3. Roasting the turkey: Preheat the over to 350 degrees Fahrenheit. Transfer the turkey to a large, deep ovenproof pot of at least 12-quart capacity, preferably a Latin caldero. Add the broth, cover with aluminum foil, and roast on the floor of the oven for 2 1/2 hours. Remove the foil and arrange the plantains and sweet potatoes around the turkey; replace the foil and roast for another 30 minutes. Remove the foil and roast for 1 more hour, basting frequently with the pan juices.

4. Making the gravy: Remove the turkey to a carving board or platter. Pour the pan juices into a small saucepan and bring to a boil over medium heat. In a small bowl, mix the cornstarch to a paste with the water. Stir the mixture into the juices and cook, stirring, until the gravy thickens. Pour into a sauceboat and bring to the table with the turkey.

5. Serve the carved turkey with the roasted plantains and sweet potatoes.
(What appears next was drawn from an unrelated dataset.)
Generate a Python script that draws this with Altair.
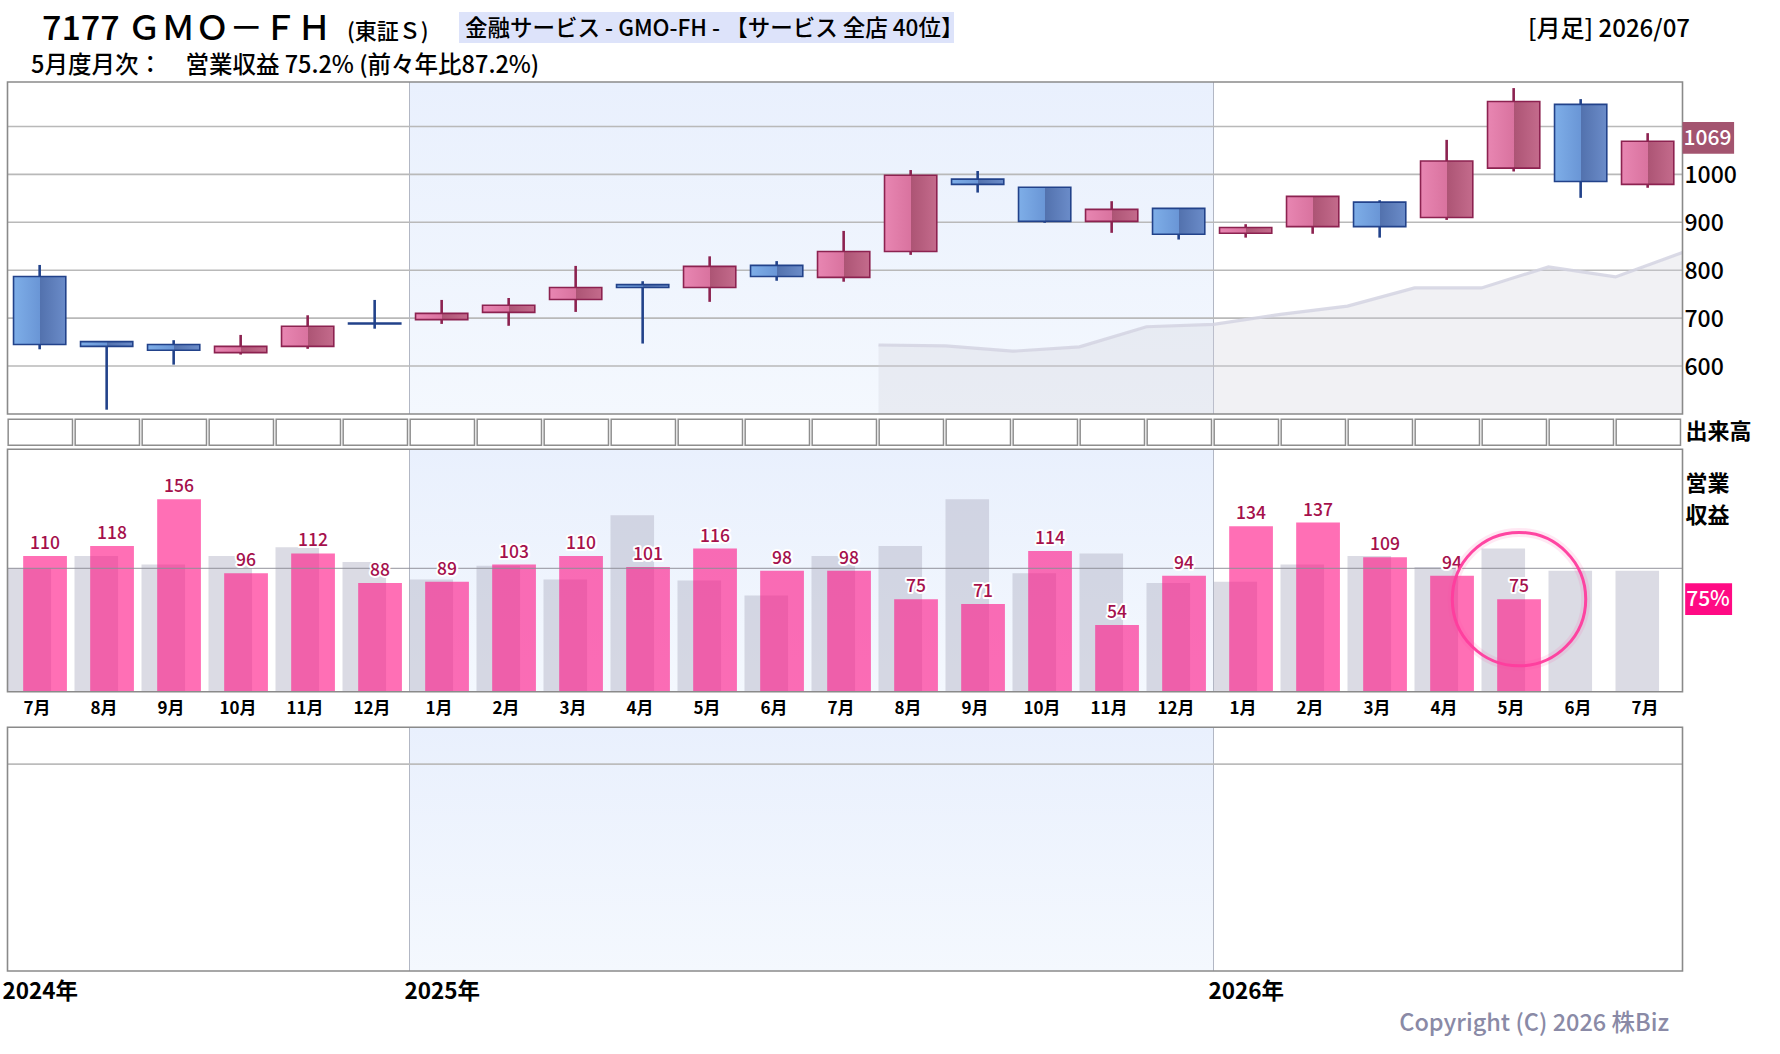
import altair as alt
import pandas as pd

FONT = "Noto Sans CJK JP"

# ---------------- data ----------------
months = ["7月", "8月", "9月", "10月", "11月", "12月", "1月", "2月", "3月", "4月", "5月", "6月",
          "7月", "8月", "9月", "10月", "11月", "12月", "1月", "2月", "3月", "4月", "5月", "6月", "7月"]
opens = [787, 651, 645, 628, 641, 690, 697, 712, 739, 770, 764, 810,
         785, 839, 990, 973, 902, 929, 877, 891, 942, 910, 1013, 1146, 979]
highs = [811, 651, 654, 665, 706, 738, 738, 742, 809, 777, 829, 819,
         882, 1009, 1007, 973, 944, 929, 896, 954, 946, 1072, 1180, 1157, 1086]
lows = [635, 509, 603, 624, 636, 678, 688, 684, 713, 647, 734, 778,
        776, 832, 962, 899, 878, 864, 868, 876, 868, 905, 1006, 951, 972]
closes = [645, 641, 633, 641, 683, 688, 710, 727, 764, 764, 808, 787,
          839, 998, 979, 902, 927, 875, 889, 954, 891, 1028, 1152, 985, 1069]
# moving-average line (first point at the start of 2025/8)
ma_start = 13
ma_values = [644, 642, 631, 640, 682, 687, 708, 725, 763, 763, 807, 786, 837]
# monthly revenue % (current) and previous-year %
rev_cur = [110, 118, 156, 96, 112, 88, 89, 103, 110, 101, 116, 98,
           98, 75, 71, 114, 54, 94, 134, 137, 109, 94, 75]
rev_prev = [100, 110, 103, 110, 117, 105, 91, 102, 91, 143, 90, 78,
            110, 118, 156, 96, 112, 88, 89, 103, 110, 101, 116, 98, 98]
price_ticks = [600, 700, 800, 900, 1000]
price_grid = [600, 700, 800, 900, 1000, 1100]
year_labels = ["2024年", "2025年", "2026年"]
year_slots = [0, 6, 18]
last_price = 1069

N = len(months)

# ---------------- scales ----------------
X = alt.Scale(domain=[0, N], range=[7.5, 1682.5], nice=False, zero=False)


def ysc(d, r):
    return alt.Scale(domain=d, range=r, nice=False, zero=False)


Y_C = ysc([500, 1192.7], [414, 82])      # candle panel
Y_V = ysc([0, 1], [445.3, 419.3])        # volume row
Y_R = ysc([0, 196.4], [691.7, 449.3])    # revenue panel
Y_B = ysc([0, 1], [971, 727.3])          # empty bottom panel


def xf(f):
    return alt.X(f"{f}:Q", scale=X, axis=None)


def yf(f, s):
    return alt.Y(f"{f}:Q", scale=s, axis=None)


def grad_h(stops):
    return alt.LinearGradient(gradient="linear",
                              stops=[alt.GradientStop(color=c, offset=o) for o, c in stops],
                              x1=0, x2=1, y1=0, y2=0)


shade_fill = alt.LinearGradient(gradient="linear",
                                stops=[alt.GradientStop(color="#e9f0fd", offset=0),
                                       alt.GradientStop(color="#f4f8fe", offset=1)],
                                x1=0, x2=0, y1=0, y2=1)

layers = []


def panel_bg(lo, hi, scale):
    df = pd.DataFrame({"x0": [year_slots[1]], "x1": [year_slots[2]], "lo": [lo], "hi": [hi]})
    shade = alt.Chart(df).mark_rect(fill=shade_fill).encode(
        x=xf("x0"), x2="x1:Q", y=yf("lo", scale), y2="hi:Q")
    dfl = pd.DataFrame({"x": year_slots[1:], "lo": lo, "hi": hi})
    vl = alt.Chart(dfl).mark_rule(color="#b2b7c4", strokeWidth=1).encode(
        x=xf("x"), y=yf("lo", scale), y2="hi:Q")
    return [shade, vl]


def panel_frame(lo, hi, scale):
    df = pd.DataFrame({"x0": [0], "x1": [N], "lo": [lo], "hi": [hi]})
    return alt.Chart(df).mark_rect(fillOpacity=0, stroke="#8a8a8a", strokeWidth=1.6).encode(
        x=xf("x0"), x2="x1:Q", y=yf("lo", scale), y2="hi:Q")


def hlines(values, scale, color, width, opacity=1.0):
    df = pd.DataFrame({"v": values, "x0": 0, "x1": N})
    return alt.Chart(df).mark_rule(color=color, strokeWidth=width, opacity=opacity).encode(
        x=xf("x0"), x2="x1:Q", y=yf("v", scale))


# ---------------- candle panel ----------------
layers += panel_bg(500, 1192.7, Y_C)
layers.append(hlines(price_grid, Y_C, "#b9b9b9", 1.6))

ma_df = pd.DataFrame({"x": [ma_start + k for k in range(len(ma_values))], "v": ma_values, "base": 500})
layers.append(alt.Chart(ma_df).mark_area(color="#d2d2da", opacity=0.3).encode(
    x=xf("x"), y=yf("v", Y_C), y2="base:Q"))
layers.append(alt.Chart(ma_df).mark_line(color="#d3d3e2", strokeWidth=3.2, opacity=0.85).encode(
    x=xf("x"), y=yf("v", Y_C)))

cdf = pd.DataFrame({"i": list(range(N)), "open": opens, "close": closes, "high": highs, "low": lows})
cdf["up"] = cdf["close"] >= cdf["open"]
cdf["b0"] = cdf["i"] + 0.09
cdf["b1"] = cdf["i"] + 0.87
cdf["w"] = cdf["i"] + 0.48
cdf["top"] = cdf[["open", "close"]].max(axis=1)
cdf["bot"] = cdf[["open", "close"]].min(axis=1)

layers.append(alt.Chart(cdf).mark_rule(strokeWidth=2.6).encode(
    x=xf("w"), y=yf("low", Y_C), y2="high:Q",
    color=alt.condition("datum.up", alt.value("#8c2250"), alt.value("#22428a"))))

pink_grad = grad_h([(0, "#e886b2"), (0.5, "#d9739f"), (0.5, "#ac5474"), (1, "#c46b8c")])
blue_grad = grad_h([(0, "#7eaee8"), (0.5, "#6a96d6"), (0.5, "#5271ad"), (1, "#6b8cc9")])
layers.append(alt.Chart(cdf).transform_filter("datum.up").mark_rect(
    fill=pink_grad, stroke="#8c2250", strokeWidth=1.6).encode(
    x=xf("b0"), x2="b1:Q", y=yf("bot", Y_C), y2="top:Q"))
layers.append(alt.Chart(cdf).transform_filter("!datum.up").mark_rect(
    fill=blue_grad, stroke="#22428a", strokeWidth=1.6).encode(
    x=xf("b0"), x2="b1:Q", y=yf("bot", Y_C), y2="top:Q"))

layers.append(panel_frame(500, 1192.7, Y_C))

# price labels
pt_df = pd.DataFrame({"v": price_ticks, "x": N})
layers.append(alt.Chart(pt_df).mark_text(align="left", baseline="middle", dx=2, dy=2, fontSize=23,
                                         font=FONT, fontWeight=500, color="#000000").encode(
    x=xf("x"), y=yf("v", Y_C), text=alt.Text("v:Q", format="d")))

lp_df = pd.DataFrame({"x0": [N], "x1": [N + 0.77], "lo": [last_price - 26], "hi": [last_price + 40],
                      "c": [last_price + 7], "t": [str(last_price)]})
layers.append(alt.Chart(lp_df).mark_rect(color="#a3546f").encode(
    x=xf("x0"), x2="x1:Q", y=yf("lo", Y_C), y2="hi:Q"))
layers.append(alt.Chart(lp_df).mark_text(align="left", baseline="middle", dx=1, dy=1, fontSize=21,
                                         font=FONT, fontWeight=500, color="#ffffff").encode(
    x=xf("x0"), y=yf("c", Y_C), text="t:N"))

# ---------------- volume row ----------------
vdf = pd.DataFrame({"x0": [i + 0.01 for i in range(N)], "x1": [i + 0.97 for i in range(N)],
                    "lo": 0, "hi": 1})
layers.append(alt.Chart(vdf).mark_rect(fill="#ffffff", stroke="#8e8e8e", strokeWidth=1.5).encode(
    x=xf("x0"), x2="x1:Q", y=yf("lo", Y_V), y2="hi:Q"))
vl_df = pd.DataFrame({"x": [N], "v": [0.5], "t": ["出来高"]})
layers.append(alt.Chart(vl_df).mark_text(align="left", baseline="middle", dx=3, fontSize=22,
                                         font=FONT, fontWeight="bold", color="#000000").encode(
    x=xf("x"), y=yf("v", Y_V), text="t:N"))

# ---------------- revenue panel ----------------
layers += panel_bg(0, 196.4, Y_R)
pdf = pd.DataFrame({"x0": [float(i) for i in range(N)], "x1": [i + 0.65 for i in range(N)],
                    "v": rev_prev, "z": 0})
layers.append(alt.Chart(pdf).mark_rect(color="#b3b3c6", opacity=0.47).encode(
    x=xf("x0"), x2="x1:Q", y=yf("v", Y_R), y2="z:Q"))
rdf = pd.DataFrame({"x0": [i + 0.234 for i in range(len(rev_cur))],
                    "x1": [i + 0.887 for i in range(len(rev_cur))],
                    "xc": [i + 0.56 for i in range(len(rev_cur))],
                    "v": rev_cur, "z": 0})
layers.append(alt.Chart(rdf).mark_rect(color="#ff0f84", opacity=0.6).encode(
    x=xf("x0"), x2="x1:Q", y=yf("v", Y_R), y2="z:Q"))
layers.append(hlines([100], Y_R, "#8c8c96", 1.2, 0.75))
layers.append(alt.Chart(rdf).mark_text(baseline="bottom", dy=-3, fontSize=17.5, font=FONT,
                                       fontWeight=500, color="#ffffff", stroke="#ffffff",
                                       strokeWidth=4, strokeJoin="round").encode(
    x=xf("xc"), y=yf("v", Y_R), text=alt.Text("v:Q", format="d")))
layers.append(alt.Chart(rdf).mark_text(baseline="bottom", dy=-3, fontSize=17.5, font=FONT,
                                       fontWeight=500, color="#a5104c").encode(
    x=xf("xc"), y=yf("v", Y_R), text=alt.Text("v:Q", format="d")))

# highlight circle on the latest month
hl = rdf.tail(1)
layers.append(alt.Chart(hl).mark_point(shape="circle", filled=False, size=17800,
                                       stroke="#ff4aa5", strokeWidth=9, opacity=0.12).encode(
    x=xf("xc"), y=yf("v", Y_R)))
layers.append(alt.Chart(hl).mark_point(shape="circle", filled=False, size=17800,
                                       stroke="#ff3d9e", strokeWidth=3, opacity=0.95).encode(
    x=xf("xc"), y=yf("v", Y_R)))

layers.append(panel_frame(0, 196.4, Y_R))

pct_df = pd.DataFrame({"x0": [N + 0.04], "x1": [N + 0.74], "lo": [rev_cur[-1] - 12.9],
                       "hi": [rev_cur[-1] + 12.9], "v": [rev_cur[-1]], "t": [f"{rev_cur[-1]}%"]})
layers.append(alt.Chart(pct_df).mark_rect(color="#ff0a84").encode(
    x=xf("x0"), x2="x1:Q", y=yf("lo", Y_R), y2="hi:Q"))
layers.append(alt.Chart(pct_df).mark_text(align="left", baseline="middle", dx=1, dy=1, fontSize=21,
                                          font=FONT, fontWeight=500, color="#ffffff").encode(
    x=xf("x0"), y=yf("v", Y_R), text="t:N"))
rl_df = pd.DataFrame({"x": [N, N], "v": [168, 142], "t": ["営業", "収益"]})
layers.append(alt.Chart(rl_df).mark_text(align="left", baseline="middle", dx=3, fontSize=22,
                                         font=FONT, fontWeight="bold", color="#000000").encode(
    x=xf("x"), y=yf("v", Y_R), text="t:N"))

# month labels
mdf = pd.DataFrame({"x": [i + 0.44 for i in range(N)], "t": months})
layers.append(alt.Chart(mdf).mark_text(baseline="middle", fontSize=17, font=FONT,
                                       fontWeight="bold", color="#000000").encode(
    x=xf("x"), y=alt.value(709), text="t:N"))

# ---------------- bottom panel ----------------
layers += panel_bg(0, 1, Y_B)
layers.append(hlines([0.849], Y_B, "#bcbcbc", 1.6))
layers.append(panel_frame(0, 1, Y_B))
ydf = pd.DataFrame({"x": year_slots, "t": year_labels})
layers.append(alt.Chart(ydf).mark_text(align="left", baseline="middle", dx=-5, fontSize=22.5,
                                       font=FONT, fontWeight="bold", color="#000000").encode(
    x=xf("x"), y=alt.value(992), text="t:N"))

# ---------------- header / footer text ----------------
one = pd.DataFrame({"a": [0]})


def label(text, x, y, size, align="left", color="#000000", weight=500):
    return alt.Chart(one).mark_text(align=align, baseline="middle", fontSize=size, font=FONT,
                                    color=color, fontWeight=weight).encode(
        x=alt.value(x), y=alt.value(y), text=alt.value(text))


layers.append(alt.Chart(one).mark_rect(color="#dde3fa").encode(
    x=alt.value(459), x2=alt.value(954), y=alt.value(12), y2=alt.value(43)))
layers.append(label("7177 ＧＭＯ－ＦＨ", 42, 30, 34))
layers.append(label("(東証Ｓ)", 347, 32, 22))
layers.append(label("金融サービス - GMO-FH - 【サービス 全店 40位】", 465, 29, 22.5))
layers.append(label("[月足] 2026/07", 1690, 30, 24, align="right"))
layers.append(label("5月度月次：　営業収益 75.2% (前々年比87.2%)", 31, 66, 23.5))
layers.append(label("Copyright (C) 2026 株Biz", 1669, 1024, 23.5, align="right", color="#8a8aa6"))

chart = alt.layer(*layers).resolve_scale(y="independent").properties(
    width=1780, height=1054, padding=0, background="#ffffff",
    autosize=alt.AutoSizeParams(type="none"),
).configure_view(stroke=None)

chart.save("out.html", embed_options={"renderer": "svg", "actions": False})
Achiote-infused extra virgin olive oil   

2 cups extra virgin olive oil
1/2 cup achiote seeds (about 3 ounces)

Place the oil and achiote in a small saucepan and heat over medium heat until beginning to bubble. Remove from the heat and allow to cool. Strain and discard the seeds. Stored in a cool, dark place, the oil will keep well for 1 to 2 months.